Wednesday, October 7, 2009

Environmental Communication as a Field of Study

Robert Cox has a great book called "Environmental Communication and the Public Sphere" which can be found here at Amazon or any larger book store

Cox describes environmental communication as “…[a] study of the ways in which we communicate about the environment, the effects of this communication on our perceptions of both the environment and ourselves, and therefore on our relationship with the natural world(Cox, 2006, p.xxiii).

He elaborates on this definition by saying that

“[a] clearer definition [of environmental communication] takes into account the distinctive roles of language, art, photographs, street protests, and even scientific reports as forms of symbolic action. The term comes from Kenneth Burke (1966), a 20th-century rhetorical theorist…Burke stated that even the most unemotional language is necessarily persuasive. This is so because our language and other symbolic acts do something as well as say something…symbolic action assumes that language and symbols do more than transmit information: they actively shape our understanding, create meaning, and orient us to a wider world”(Cox, 2006, p.12).

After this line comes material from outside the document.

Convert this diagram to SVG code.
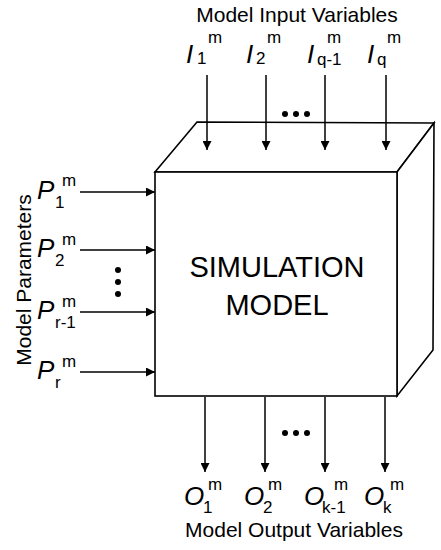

As will be discussed in more detail under the blog posts on symbolic capital, environmental or sustainability communication is focused on creating a more sustainable and equitable world by reinventing, imagining and describing the world in a way that precludes action and progress towards this world. Environmental/Sustainability communication focuses on taking the common sense, taken for granted social structures within our society and “making them strange”. In other words, stripping them of their take for granted status and laying their basic assumptions, values and power inequities out for questioning and deconstruction. Sustainability communication also attempts to recreate a vision of society that is preferable to the one we currently have so that citizens can start to weave a new story about the way things “should be”.

Good sustainability communication then, as Cox describes helps us understand where our perceptions of our taken for granted reality come from and redesign these perceptions in order to reorient human action. The author asserts that access to symbolic power, the ability to describe and reconstitute the description of the world and our place in it, is the most important goal for the sustainability education movement in BC.